The hallway was quiet, but Louise knew people were working behind many of the closed doors. She’d parked behind the gray building and had walked past four of the forensic technicians’ blue vans, which were ready to pull out past the low, red buildings housing the small special departments.
So much went on here. Clothes were inspected for blood and semen before being sent to the Department of Forensic Medicine, where the Forensic Genetics department did DNA profiling; the IFIS database with 250,000 fingerprints was searched for matches; castings of footprints were compared; and all the small fibers and hair picked up at crime scenes were studied meticulously. She was fascinated by the evidence Forensics examined, so much so that once she’d even thought about applying to become part of the technician team.
They sat down at the rectangular conference table. “All right, let’s take a look at what you have.”
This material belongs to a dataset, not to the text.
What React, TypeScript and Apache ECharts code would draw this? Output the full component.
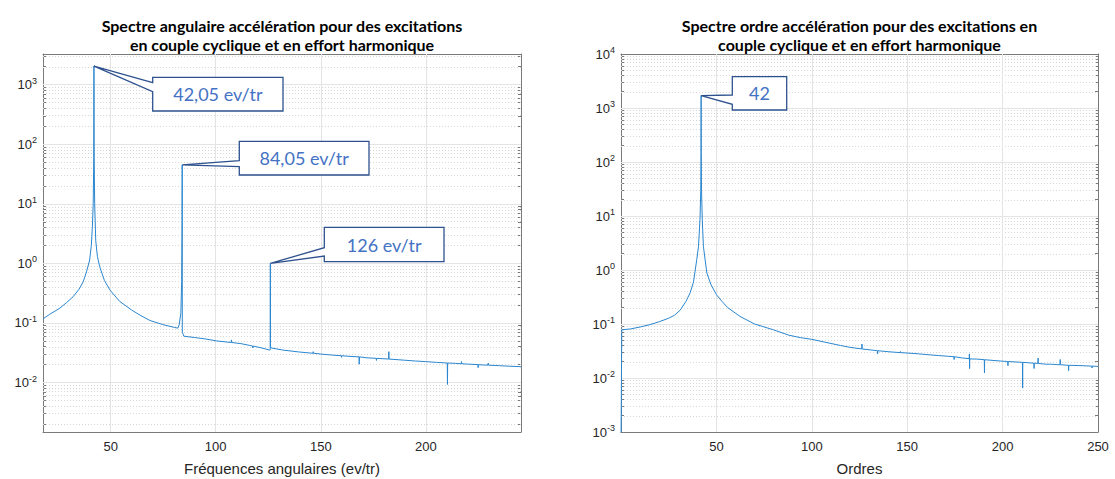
import React, { useEffect, useRef } from 'react';
import * as echarts from 'echarts';

// ---------- DATA ----------
const leftFreq = [17.8, 21, 25.8, 29, 32.1, 35, 36.9, 38.5, 40.0, 40.8, 41.3, 41.7, 41.95, 42.05, 42.15, 42.4, 42.9, 43.7, 44.8, 47, 49.6, 54.3, 60, 64, 68.7, 74.8, 80.5, 82, 82.6, 83.4, 83.8, 84.0, 84.05, 84.1, 84.5, 84.8, 90, 95, 100.4, 107.4, 107.5, 107.6, 112, 116.2, 117.6, 117.7, 117.8, 122, 125.8, 125.95, 126.0, 126.05, 126.5, 132.2, 140, 146.3, 146.4, 146.5, 150.5, 155, 159.8, 159.9, 160.0, 163.9, 168.2, 168.3, 168.4, 172, 176.4, 176.5, 176.6, 182.3, 182.4, 182.5, 190, 195, 200.4, 205, 210.2, 210.3, 210.4, 214, 216.9, 217, 217.1, 220, 224.8, 224.9, 225.0, 227.3, 229.6, 229.7, 229.8, 235, 240, 244.8, 245.3];
const leftAmp = [0.117, 0.14, 0.177, 0.22, 0.275, 0.37, 0.49, 0.72, 1.14, 2.0, 4.1, 10, 60, 2050, 60, 10, 2.4, 1.3, 0.88, 0.52, 0.36, 0.23, 0.165, 0.135, 0.11, 0.094, 0.084, 0.082, 0.093, 0.145, 0.5, 5, 45, 0.07, 0.065, 0.060, 0.057, 0.054, 0.050, 0.047, 0.052, 0.047, 0.045, 0.042, 0.041, 0.038, 0.041, 0.038, 0.035, 0.036, 1.0, 0.04, 0.038, 0.035, 0.0325, 0.031, 0.033, 0.031, 0.030, 0.029, 0.0282, 0.0265, 0.0282, 0.0275, 0.027, 0.0203, 0.027, 0.026, 0.0255, 0.0235, 0.0255, 0.0248, 0.033, 0.0248, 0.0237, 0.023, 0.0224, 0.0218, 0.0213, 0.0093, 0.0213, 0.021, 0.0207, 0.0225, 0.0207, 0.0204, 0.0200, 0.0178, 0.0200, 0.0197, 0.0196, 0.0212, 0.0196, 0.0192, 0.0188, 0.0185, 0.0183];

const rightOrder = [0, 0.4, 5, 10, 15, 20, 25, 28, 31, 34, 36.2, 38, 39.7, 40.6, 41.4, 41.8, 41.95, 42, 42.05, 42.2, 42.6, 43.2, 45, 47, 50, 53, 56, 62.4, 70, 79.9, 88, 94, 100, 107, 115, 120, 126.2, 126.3, 126.4, 134.4, 134.5, 134.6, 140, 146.3, 146.4, 146.5, 150, 156, 162, 166.6, 171, 174.5, 174.6, 174.7, 178.9, 182.5, 182.6, 182.7, 182.8, 186.5, 190.4, 190.5, 190.6, 199, 202.7, 202.8, 202.9, 207, 210.4, 210.5, 210.6, 214, 216.4, 216.5, 216.6, 218.5, 218.6, 218.7, 222.8, 225, 230.1, 230.2, 230.3, 234.5, 234.6, 234.7, 240, 246.8, 246.9, 247, 250];
const rightAmp = [0.0005, 0.078, 0.081, 0.088, 0.097, 0.11, 0.128, 0.145, 0.18, 0.26, 0.375, 0.6, 1.55, 2.7, 8.5, 30, 150, 1700, 150, 30, 8.5, 2.7, 0.88, 0.55, 0.35, 0.26, 0.2, 0.138, 0.1, 0.078, 0.062, 0.056, 0.052, 0.046, 0.040, 0.037, 0.0345, 0.0426, 0.0345, 0.032, 0.028, 0.032, 0.0307, 0.0295, 0.031, 0.0295, 0.029, 0.028, 0.0268, 0.026, 0.0253, 0.0248, 0.022, 0.0248, 0.0235, 0.0228, 0.028, 0.0149, 0.0226, 0.0224, 0.0218, 0.0124, 0.0218, 0.0206, 0.0202, 0.0169, 0.0202, 0.0198, 0.0195, 0.0065, 0.0195, 0.0191, 0.0188, 0.015, 0.0188, 0.0186, 0.0234, 0.0186, 0.018, 0.018, 0.0176, 0.022, 0.0176, 0.0172, 0.0137, 0.0172, 0.017, 0.0166, 0.0153, 0.0166, 0.0164];

const leftXTicks = [50, 100, 150, 200];
const rightXTicks = [50, 100, 150, 200, 250];
const leftYDecades = [-2, -1, 0, 1, 2, 3];
const rightYDecades = [-3, -2, -1, 0, 1, 2, 3, 4];

const leftTitle = ['Spectre angulaire accélération pour des excitations', 'en couple cyclique et en effort harmonique'];
const rightTitle = ['Spectre ordre accélération pour des excitations en', 'couple cyclique et en effort harmonique'];
const leftXName = 'Fréquences angulaires (ev/tr)';
const rightXName = 'Ordres';

const leftCallouts = [
  { at: 42.05, text: '42,05 ev/tr' },
  { at: 84.05, text: '84,05 ev/tr' },
  { at: 126.0, text: '126 ev/tr' },
];
const rightCallouts = [{ at: 42, text: '42' }];

// ---------- LAYOUT / STYLE ----------
const G0 = { left: 43, top: 54, width: 478, height: 378 };
const G1 = { left: 621, top: 54, width: 477, height: 378 };
const L_EXT = { xMin: 17.8, xMax: 245.3, yMin: -2.83, yMax: 3.515 };
const R_EXT = { xMin: 0, xMax: 250, yMin: -3, yMax: 4 };
const leftBoxes = [
  { x1: 152.7, y1: 77.3, x2: 283, y2: 111, a1: 82.7, a2: 91.7 },
  { x1: 239.3, y1: 141.3, x2: 369, y2: 175, a1: 160.7, a2: 166.7 },
  { x1: 324.3, y1: 227.3, x2: 444, y2: 261.7, a1: 247.7, a2: 256 },
];
const rightBoxes = [{ x1: 732.3, y1: 76.7, x2: 786.7, y2: 110, a1: 95, a2: 104.3 }];

const AX = '#7a7a7a';
const TXT = '#262626';
const LINE = '#2a86cf';
const FONT = 'Liberation Sans, Arial, sans-serif';

function minorLogs(lo: number, hi: number) {
  const out: number[] = [];
  for (let d = Math.floor(lo); d <= Math.ceil(hi); d++) {
    for (let k = 2; k <= 9; k++) {
      const v = d + Math.log10(k);
      if (v > lo && v < hi) out.push(v);
    }
  }
  return out;
}

function yAxesFor(gridIndex: number, lo: number, hi: number, decades: number[]) {
  const minors = minorLogs(lo, hi);
  const all = [...decades, ...minors].sort((a, b) => a - b);
  const common: any = {
    type: 'value', gridIndex, min: lo, max: hi,
    splitLine: { show: false },
    axisLine: { show: true, onZero: false, lineStyle: { color: AX, width: 1 } },
    axisTick: { show: true, inside: true, length: 3, customValues: all, lineStyle: { color: AX, width: 1 } },
  };
  return [
    {
      ...common, position: 'left',
      axisLabel: {
        show: true, customValues: decades, margin: 6,
        formatter: (v: number) => `{b|10}{s|${v}}`,
        rich: {
          b: { fontSize: 13, color: TXT, fontFamily: FONT },
          s: { fontSize: 9, color: TXT, fontFamily: FONT, padding: [0, 0, 8, 0] },
        },
      },
    },
    { ...common, position: 'right', axisLabel: { show: false } },
  ];
}

function xAxesFor(gridIndex: number, lo: number, hi: number, ticks: number[], name: string) {
  const common: any = {
    type: 'value', gridIndex, min: lo, max: hi,
    splitLine: { show: false },
    axisLine: { show: true, onZero: false, lineStyle: { color: AX, width: 1 } },
    axisTick: { show: true, inside: true, length: 4, customValues: ticks, lineStyle: { color: AX, width: 1 } },
  };
  return [
    {
      ...common, position: 'bottom',
      axisLabel: { show: true, customValues: ticks, margin: 8, fontSize: 13, color: TXT, fontFamily: FONT },
      name, nameLocation: 'middle', nameGap: 29,
      nameTextStyle: { fontSize: 15, color: TXT, fontFamily: FONT },
    },
    { ...common, position: 'top', axisLabel: { show: false } },
  ];
}

function gridLinesSeries(xIdx: number, yIdx: number, ext: any, decades: number[], xTicks: number[]) {
  const minors = minorLogs(ext.yMin, ext.yMax);
  const data: any[] = [];
  minors.forEach((v) => data.push({ yAxis: v, lineStyle: { color: '#d7d7d7', type: [1, 2], width: 1 } }));
  decades.filter((v) => v > ext.yMin && v < ext.yMax).forEach((v) => data.push({ yAxis: v, lineStyle: { color: '#e4e4e4', type: 'solid', width: 1 } }));
  xTicks.filter((v) => v > ext.xMin && v < ext.xMax).forEach((v) => data.push({ xAxis: v, lineStyle: { color: '#e4e4e4', type: 'solid', width: 1 } }));
  return {
    type: 'line', xAxisIndex: xIdx, yAxisIndex: yIdx, z: 1,
    data: [[ext.xMin, ext.yMin]], showSymbol: false, symbol: 'none', silent: true,
    lineStyle: { opacity: 0 },
    markLine: { silent: true, z: 1, symbol: ['none', 'none'], label: { show: false }, animation: false, data },
  };
}

function dataSeries(xIdx: number, yIdx: number, xs: number[], ys: number[]) {
  return {
    type: 'line', xAxisIndex: xIdx, yAxisIndex: yIdx, z: 3,
    data: xs.map((x, i) => [x, Math.log10(ys[i])]),
    showSymbol: false, symbol: 'none', silent: true, clip: true,
    lineStyle: { color: LINE, width: 1 },
  };
}

export default function App() {
  const ref = useRef<HTMLDivElement>(null);
  useEffect(() => {
    if (!ref.current) return;
    const chart = echarts.init(ref.current, null, { renderer: 'svg' });
    const option: any = {
      animation: false,
      backgroundColor: '#ffffff',
      textStyle: { fontFamily: FONT },
      grid: [
        { ...G0, outerBoundsMode: 'none', containLabel: false },
        { ...G1, outerBoundsMode: 'none', containLabel: false },
      ],
      xAxis: [
        ...xAxesFor(0, L_EXT.xMin, L_EXT.xMax, leftXTicks, leftXName),
        ...xAxesFor(1, R_EXT.xMin, R_EXT.xMax, rightXTicks, rightXName),
      ],
      yAxis: [
        ...yAxesFor(0, L_EXT.yMin, L_EXT.yMax, leftYDecades),
        ...yAxesFor(1, R_EXT.yMin, R_EXT.yMax, rightYDecades),
      ],
      series: [
        gridLinesSeries(0, 0, L_EXT, leftYDecades, leftXTicks),
        gridLinesSeries(2, 2, R_EXT, rightYDecades, rightXTicks),
        dataSeries(0, 0, leftFreq, leftAmp),
        dataSeries(2, 2, rightOrder, rightAmp),
      ],
    };
    chart.setOption(option);

    const gfx: any[] = [];
    const addTitle = (lines: string[], cx: number) => {
      lines.forEach((t, i) => {
        gfx.push({
          type: 'text', x: cx, y: 25 + i * 19.5, z: 10,
          style: { text: t, fontFamily: 'Lato', fontWeight: 'bold', fontSize: 16, fill: '#000', align: 'center', verticalAlign: 'middle' },
        });
      });
    };
    addTitle(leftTitle, G0.left + G0.width / 2);
    addTitle(rightTitle, G1.left + G1.width / 2);

    const addCallout = (gridIndex: number, xs: number[], ys: number[], c: any, b: any) => {
      let idx = 0;
      xs.forEach((x, i) => { if (Math.abs(x - c.at) < Math.abs(xs[idx] - c.at)) idx = i; });
      const tip = chart.convertToPixel({ gridIndex } as any, [xs[idx], Math.log10(ys[idx])]) as number[];
      gfx.push({
        type: 'polygon', z: 20,
        shape: { points: [[b.x1, b.y1], [b.x1, b.a1], tip, [b.x1, b.a2], [b.x1, b.y2], [b.x2, b.y2], [b.x2, b.y1]] },
        style: { fill: '#ffffff', stroke: '#2F528F', lineWidth: 1.3 },
      });
      gfx.push({
        type: 'text', z: 21, x: (b.x1 + b.x2) / 2, y: (b.y1 + b.y2) / 2,
        style: { text: c.text, fontFamily: 'Lato', fontSize: 18, fill: '#4472C4', align: 'center', verticalAlign: 'middle' },
      });
    };
    leftCallouts.forEach((c, i) => addCallout(0, leftFreq, leftAmp, c, leftBoxes[i]));
    rightCallouts.forEach((c, i) => addCallout(1, rightOrder, rightAmp, c, rightBoxes[i]));

    chart.setOption({ graphic: gfx });
    return () => chart.dispose();
  }, []);
  return <div ref={ref} style={{ position: 'absolute', left: 0, top: 0, width: '1115px', height: '479px', background: '#fff' }} />;
}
Louise brought out her planner and dumped the card on the table. It landed back side up. Frandsen grabbed a pair of tweezers, standard equipment for the department. After turning the card over, he studied the short sentence.
“An idiot, was that what you said?”
She nodded.
“Surely you don’t place a card at the crime scene if you killed the girl?” He frowned. “It would be idiotic, yes, to draw attention to yourself.”
“You never know. You’d never believe killers would be stupid enough to leave semen behind in a female victim!”
“No, you’re right, of course you are. But surely he wouldn’t voluntarily leave evidence.” He shook his head. “I just can’t see that.”
Louise rubbed her forehead. Her thoughts were sluggish as her exhaustion began taking over.
“It’ll be interesting anyway to see if there are fingerprints on the card,” Frandsen said. He lifted it up with the tweezers and held it to the light.
“Did you find any fingerprints on her?” Louise hadn’t seen any of the lab results yet.
He shook his head.
“I’m hoping you find something,” she said. “But this might turn out to be completely innocent. Someone might have thought this was a good time and place to profess their faith.” She stood up and put on her coat. “We’ll see, anyway.”
He followed her down and gave her a fatherly pat on the shoulder when she thanked him for the coffee. They agreed to talk the next day.
It was close to ten thirty when Louise headed for Frederiksberg. She was fine with Peter not being there. She’d have a glass of the red wine left over from dinner, then go to bed.